The lines from the top of the material through the line with "cat_err = [1.4, 2.7, 2.8, 0]" are to be set down exactly. Leave the pictures out.

···

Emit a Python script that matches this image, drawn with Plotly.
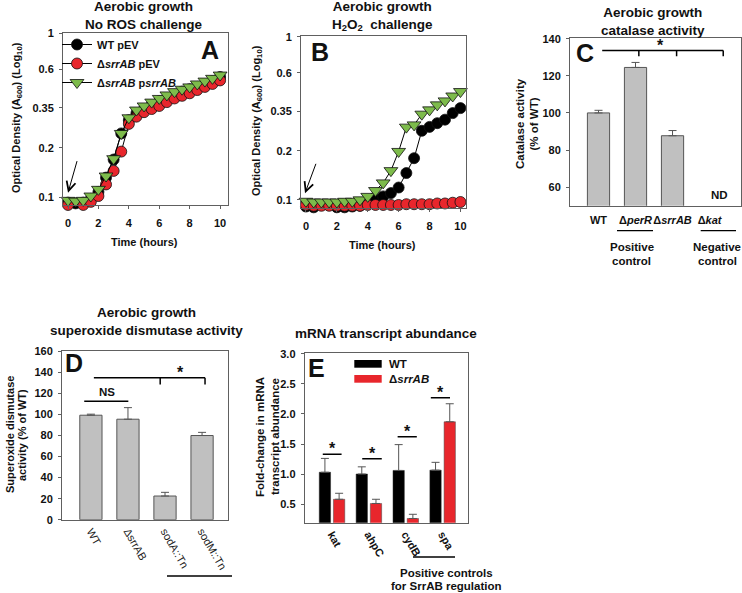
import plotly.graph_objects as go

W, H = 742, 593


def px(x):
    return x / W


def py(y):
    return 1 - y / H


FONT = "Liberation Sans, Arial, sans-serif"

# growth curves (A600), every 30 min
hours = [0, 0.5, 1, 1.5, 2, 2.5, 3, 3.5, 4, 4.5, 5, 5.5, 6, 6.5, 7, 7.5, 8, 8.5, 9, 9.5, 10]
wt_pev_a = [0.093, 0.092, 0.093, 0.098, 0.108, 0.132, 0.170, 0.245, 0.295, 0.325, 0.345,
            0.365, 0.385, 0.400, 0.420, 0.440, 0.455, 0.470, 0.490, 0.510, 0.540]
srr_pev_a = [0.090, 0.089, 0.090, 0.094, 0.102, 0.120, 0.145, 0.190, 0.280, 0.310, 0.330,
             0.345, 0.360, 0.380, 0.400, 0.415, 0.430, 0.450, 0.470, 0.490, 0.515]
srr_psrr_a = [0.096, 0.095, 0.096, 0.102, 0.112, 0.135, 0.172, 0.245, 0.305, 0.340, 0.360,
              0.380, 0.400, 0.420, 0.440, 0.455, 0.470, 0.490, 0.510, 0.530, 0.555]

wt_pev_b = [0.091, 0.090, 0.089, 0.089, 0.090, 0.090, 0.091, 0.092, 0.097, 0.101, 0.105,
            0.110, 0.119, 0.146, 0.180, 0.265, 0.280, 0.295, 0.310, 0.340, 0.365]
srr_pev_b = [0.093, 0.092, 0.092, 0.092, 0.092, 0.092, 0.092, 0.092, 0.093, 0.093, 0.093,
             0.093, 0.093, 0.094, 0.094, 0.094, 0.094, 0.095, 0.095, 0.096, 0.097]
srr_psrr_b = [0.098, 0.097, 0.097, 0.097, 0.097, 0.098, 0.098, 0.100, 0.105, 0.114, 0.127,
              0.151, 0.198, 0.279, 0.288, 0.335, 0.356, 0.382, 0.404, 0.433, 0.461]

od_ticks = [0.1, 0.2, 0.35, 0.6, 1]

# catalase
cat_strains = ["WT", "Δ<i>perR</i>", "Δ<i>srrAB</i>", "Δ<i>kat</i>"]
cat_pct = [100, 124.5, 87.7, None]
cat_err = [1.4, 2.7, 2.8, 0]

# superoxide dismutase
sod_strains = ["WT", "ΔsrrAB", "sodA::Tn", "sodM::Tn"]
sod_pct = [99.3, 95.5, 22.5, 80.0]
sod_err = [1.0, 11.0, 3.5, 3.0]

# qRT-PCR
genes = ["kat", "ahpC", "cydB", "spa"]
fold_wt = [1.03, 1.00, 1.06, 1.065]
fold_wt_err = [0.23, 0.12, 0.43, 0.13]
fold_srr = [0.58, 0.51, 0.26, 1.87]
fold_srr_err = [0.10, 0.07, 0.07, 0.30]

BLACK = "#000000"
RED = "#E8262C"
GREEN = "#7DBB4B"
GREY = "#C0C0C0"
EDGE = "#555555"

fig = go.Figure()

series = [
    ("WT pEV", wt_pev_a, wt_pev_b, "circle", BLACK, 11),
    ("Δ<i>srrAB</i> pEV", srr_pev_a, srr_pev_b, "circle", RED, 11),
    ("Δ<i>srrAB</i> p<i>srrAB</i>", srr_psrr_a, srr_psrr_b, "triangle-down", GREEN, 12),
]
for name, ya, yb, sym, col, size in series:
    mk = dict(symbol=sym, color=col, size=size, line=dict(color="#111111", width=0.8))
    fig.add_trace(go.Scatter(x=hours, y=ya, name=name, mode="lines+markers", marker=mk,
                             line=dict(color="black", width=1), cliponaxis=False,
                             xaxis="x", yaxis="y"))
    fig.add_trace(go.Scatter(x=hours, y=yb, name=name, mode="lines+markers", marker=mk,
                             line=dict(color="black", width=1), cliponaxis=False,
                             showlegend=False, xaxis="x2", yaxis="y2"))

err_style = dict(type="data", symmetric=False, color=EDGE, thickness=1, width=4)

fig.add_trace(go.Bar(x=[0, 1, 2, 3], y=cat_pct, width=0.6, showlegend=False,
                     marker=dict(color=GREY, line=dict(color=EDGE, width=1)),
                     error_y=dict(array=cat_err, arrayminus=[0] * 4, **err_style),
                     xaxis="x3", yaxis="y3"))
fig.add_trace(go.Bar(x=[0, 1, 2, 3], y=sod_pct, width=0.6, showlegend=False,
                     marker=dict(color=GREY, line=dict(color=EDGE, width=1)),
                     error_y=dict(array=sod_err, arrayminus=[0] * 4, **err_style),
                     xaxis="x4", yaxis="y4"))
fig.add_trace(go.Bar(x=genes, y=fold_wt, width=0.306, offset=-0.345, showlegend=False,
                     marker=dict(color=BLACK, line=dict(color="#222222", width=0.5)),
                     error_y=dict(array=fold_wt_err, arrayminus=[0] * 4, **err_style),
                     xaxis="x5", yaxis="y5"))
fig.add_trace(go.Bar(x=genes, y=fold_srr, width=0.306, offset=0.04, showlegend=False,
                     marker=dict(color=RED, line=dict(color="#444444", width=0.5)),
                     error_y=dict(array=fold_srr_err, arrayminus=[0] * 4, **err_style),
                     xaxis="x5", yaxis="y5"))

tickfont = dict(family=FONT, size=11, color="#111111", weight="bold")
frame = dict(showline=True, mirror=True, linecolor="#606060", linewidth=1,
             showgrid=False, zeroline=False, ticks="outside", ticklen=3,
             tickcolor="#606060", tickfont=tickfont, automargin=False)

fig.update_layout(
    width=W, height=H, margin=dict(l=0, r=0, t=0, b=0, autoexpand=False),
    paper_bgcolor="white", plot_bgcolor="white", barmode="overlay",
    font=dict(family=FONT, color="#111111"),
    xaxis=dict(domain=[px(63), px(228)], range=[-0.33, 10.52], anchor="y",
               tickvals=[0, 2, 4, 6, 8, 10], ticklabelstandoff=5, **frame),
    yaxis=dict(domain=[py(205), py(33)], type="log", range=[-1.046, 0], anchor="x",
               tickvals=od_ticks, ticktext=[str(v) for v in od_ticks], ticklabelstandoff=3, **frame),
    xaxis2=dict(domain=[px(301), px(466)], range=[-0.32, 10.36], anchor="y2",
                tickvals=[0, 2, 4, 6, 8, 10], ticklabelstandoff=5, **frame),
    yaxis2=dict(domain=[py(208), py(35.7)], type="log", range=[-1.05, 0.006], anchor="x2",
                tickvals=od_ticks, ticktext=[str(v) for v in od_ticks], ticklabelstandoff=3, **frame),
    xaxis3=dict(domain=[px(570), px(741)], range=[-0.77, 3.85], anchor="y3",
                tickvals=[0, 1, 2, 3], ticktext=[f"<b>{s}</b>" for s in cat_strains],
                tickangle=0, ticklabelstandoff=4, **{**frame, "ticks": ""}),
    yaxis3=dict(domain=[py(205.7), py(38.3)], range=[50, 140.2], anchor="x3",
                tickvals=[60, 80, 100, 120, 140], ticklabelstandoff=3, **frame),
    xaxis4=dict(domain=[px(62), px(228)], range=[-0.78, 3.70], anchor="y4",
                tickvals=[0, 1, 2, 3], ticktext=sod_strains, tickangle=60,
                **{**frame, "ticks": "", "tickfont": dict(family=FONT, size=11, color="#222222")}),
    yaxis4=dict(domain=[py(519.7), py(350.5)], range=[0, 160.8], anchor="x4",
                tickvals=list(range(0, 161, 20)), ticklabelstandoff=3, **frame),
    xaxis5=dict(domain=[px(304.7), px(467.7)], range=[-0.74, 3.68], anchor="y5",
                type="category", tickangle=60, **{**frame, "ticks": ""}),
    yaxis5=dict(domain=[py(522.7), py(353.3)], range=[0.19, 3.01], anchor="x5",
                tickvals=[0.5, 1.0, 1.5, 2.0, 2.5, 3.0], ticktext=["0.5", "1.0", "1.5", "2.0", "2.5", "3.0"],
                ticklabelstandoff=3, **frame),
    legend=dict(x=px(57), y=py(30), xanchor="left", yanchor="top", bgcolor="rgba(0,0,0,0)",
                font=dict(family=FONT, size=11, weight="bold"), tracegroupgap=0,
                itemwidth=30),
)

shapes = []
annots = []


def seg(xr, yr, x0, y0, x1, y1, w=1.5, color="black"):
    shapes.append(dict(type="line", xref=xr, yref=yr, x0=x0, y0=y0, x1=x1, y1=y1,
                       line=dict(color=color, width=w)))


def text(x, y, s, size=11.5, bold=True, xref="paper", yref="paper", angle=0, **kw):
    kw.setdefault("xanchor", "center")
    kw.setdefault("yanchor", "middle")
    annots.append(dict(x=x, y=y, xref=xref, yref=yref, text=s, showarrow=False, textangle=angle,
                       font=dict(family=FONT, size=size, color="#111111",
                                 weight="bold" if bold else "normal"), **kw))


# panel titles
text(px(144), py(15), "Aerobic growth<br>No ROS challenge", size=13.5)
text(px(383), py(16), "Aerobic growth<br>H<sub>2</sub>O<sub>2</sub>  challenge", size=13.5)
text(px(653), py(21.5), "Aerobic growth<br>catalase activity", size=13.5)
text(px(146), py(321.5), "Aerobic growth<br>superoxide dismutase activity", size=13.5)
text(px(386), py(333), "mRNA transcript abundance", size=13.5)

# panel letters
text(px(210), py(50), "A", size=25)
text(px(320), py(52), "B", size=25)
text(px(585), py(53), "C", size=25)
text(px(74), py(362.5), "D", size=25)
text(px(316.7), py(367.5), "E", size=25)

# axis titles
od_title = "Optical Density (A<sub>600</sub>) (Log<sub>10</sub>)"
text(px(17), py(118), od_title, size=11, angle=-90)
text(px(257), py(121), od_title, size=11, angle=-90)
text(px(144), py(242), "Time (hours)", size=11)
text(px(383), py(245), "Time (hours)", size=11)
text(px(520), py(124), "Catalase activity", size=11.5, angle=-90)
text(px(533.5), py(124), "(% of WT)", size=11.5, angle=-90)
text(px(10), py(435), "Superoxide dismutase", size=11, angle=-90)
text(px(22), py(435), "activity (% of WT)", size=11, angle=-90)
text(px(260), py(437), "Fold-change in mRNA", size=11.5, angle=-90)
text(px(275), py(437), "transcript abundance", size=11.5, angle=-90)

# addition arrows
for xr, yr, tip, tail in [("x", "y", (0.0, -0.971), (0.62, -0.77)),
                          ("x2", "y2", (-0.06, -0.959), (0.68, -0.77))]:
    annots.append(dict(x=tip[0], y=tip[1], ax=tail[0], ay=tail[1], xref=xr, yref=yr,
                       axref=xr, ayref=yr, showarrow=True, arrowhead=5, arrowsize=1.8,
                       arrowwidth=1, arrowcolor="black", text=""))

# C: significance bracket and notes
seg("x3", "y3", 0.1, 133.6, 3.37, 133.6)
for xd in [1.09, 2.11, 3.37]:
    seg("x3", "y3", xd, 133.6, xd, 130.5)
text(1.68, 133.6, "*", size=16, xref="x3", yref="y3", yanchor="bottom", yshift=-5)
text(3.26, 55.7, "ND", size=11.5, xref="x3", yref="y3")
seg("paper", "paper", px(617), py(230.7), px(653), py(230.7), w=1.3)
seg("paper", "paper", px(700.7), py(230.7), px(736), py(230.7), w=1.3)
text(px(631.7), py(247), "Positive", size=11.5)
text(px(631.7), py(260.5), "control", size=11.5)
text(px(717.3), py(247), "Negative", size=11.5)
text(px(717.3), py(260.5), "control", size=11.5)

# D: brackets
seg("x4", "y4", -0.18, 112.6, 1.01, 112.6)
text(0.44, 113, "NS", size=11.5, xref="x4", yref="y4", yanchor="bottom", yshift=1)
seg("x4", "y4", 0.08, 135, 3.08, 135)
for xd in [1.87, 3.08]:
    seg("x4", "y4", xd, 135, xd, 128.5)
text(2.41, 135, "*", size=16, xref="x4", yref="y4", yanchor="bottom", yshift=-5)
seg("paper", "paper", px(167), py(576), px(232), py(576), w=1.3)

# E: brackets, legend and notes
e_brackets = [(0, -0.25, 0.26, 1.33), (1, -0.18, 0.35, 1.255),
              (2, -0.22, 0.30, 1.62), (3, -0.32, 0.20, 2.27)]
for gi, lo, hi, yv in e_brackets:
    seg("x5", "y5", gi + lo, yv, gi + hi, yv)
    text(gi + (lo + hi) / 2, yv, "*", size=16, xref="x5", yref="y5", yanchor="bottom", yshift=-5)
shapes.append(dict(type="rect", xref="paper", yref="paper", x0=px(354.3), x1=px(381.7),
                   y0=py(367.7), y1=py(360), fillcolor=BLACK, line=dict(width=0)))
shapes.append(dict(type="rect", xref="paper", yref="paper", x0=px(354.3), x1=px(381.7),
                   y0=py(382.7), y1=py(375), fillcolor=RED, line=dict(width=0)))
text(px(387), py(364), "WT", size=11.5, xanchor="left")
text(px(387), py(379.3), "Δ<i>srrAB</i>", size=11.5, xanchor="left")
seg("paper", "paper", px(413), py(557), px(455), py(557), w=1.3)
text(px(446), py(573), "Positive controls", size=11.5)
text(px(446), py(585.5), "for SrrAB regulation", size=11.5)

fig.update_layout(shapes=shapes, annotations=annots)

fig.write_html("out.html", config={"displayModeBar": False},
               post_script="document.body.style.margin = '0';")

···

- **Answer**
Emit a Python script that matches this image, drawn with Plotly.
import plotly.graph_objects as go

W, H = 742, 593


def px(x):
    return x / W


def py(y):
    return 1 - y / H


FONT = "Liberation Sans, Arial, sans-serif"

# growth curves (A600), every 30 min
hours = [0, 0.5, 1, 1.5, 2, 2.5, 3, 3.5, 4, 4.5, 5, 5.5, 6, 6.5, 7, 7.5, 8, 8.5, 9, 9.5, 10]
wt_pev_a = [0.093, 0.092, 0.093, 0.098, 0.108, 0.132, 0.170, 0.245, 0.295, 0.325, 0.345,
            0.365, 0.385, 0.400, 0.420, 0.440, 0.455, 0.470, 0.490, 0.510, 0.540]
srr_pev_a = [0.090, 0.089, 0.090, 0.094, 0.102, 0.120, 0.145, 0.190, 0.280, 0.310, 0.330,
             0.345, 0.360, 0.380, 0.400, 0.415, 0.430, 0.450, 0.470, 0.490, 0.515]
srr_psrr_a = [0.096, 0.095, 0.096, 0.102, 0.112, 0.135, 0.172, 0.245, 0.305, 0.340, 0.360,
              0.380, 0.400, 0.420, 0.440, 0.455, 0.470, 0.490, 0.510, 0.530, 0.555]

wt_pev_b = [0.091, 0.090, 0.089, 0.089, 0.090, 0.090, 0.091, 0.092, 0.097, 0.101, 0.105,
            0.110, 0.119, 0.146, 0.180, 0.265, 0.280, 0.295, 0.310, 0.340, 0.365]
srr_pev_b = [0.093, 0.092, 0.092, 0.092, 0.092, 0.092, 0.092, 0.092, 0.093, 0.093, 0.093,
             0.093, 0.093, 0.094, 0.094, 0.094, 0.094, 0.095, 0.095, 0.096, 0.097]
srr_psrr_b = [0.098, 0.097, 0.097, 0.097, 0.097, 0.098, 0.098, 0.100, 0.105, 0.114, 0.127,
              0.151, 0.198, 0.279, 0.288, 0.335, 0.356, 0.382, 0.404, 0.433, 0.461]

od_ticks = [0.1, 0.2, 0.35, 0.6, 1]

# catalase
cat_strains = ["WT", "Δ<i>perR</i>", "Δ<i>srrAB</i>", "Δ<i>kat</i>"]
cat_pct = [100, 124.5, 87.7, None]
cat_err = [1.4, 2.7, 2.8, 0]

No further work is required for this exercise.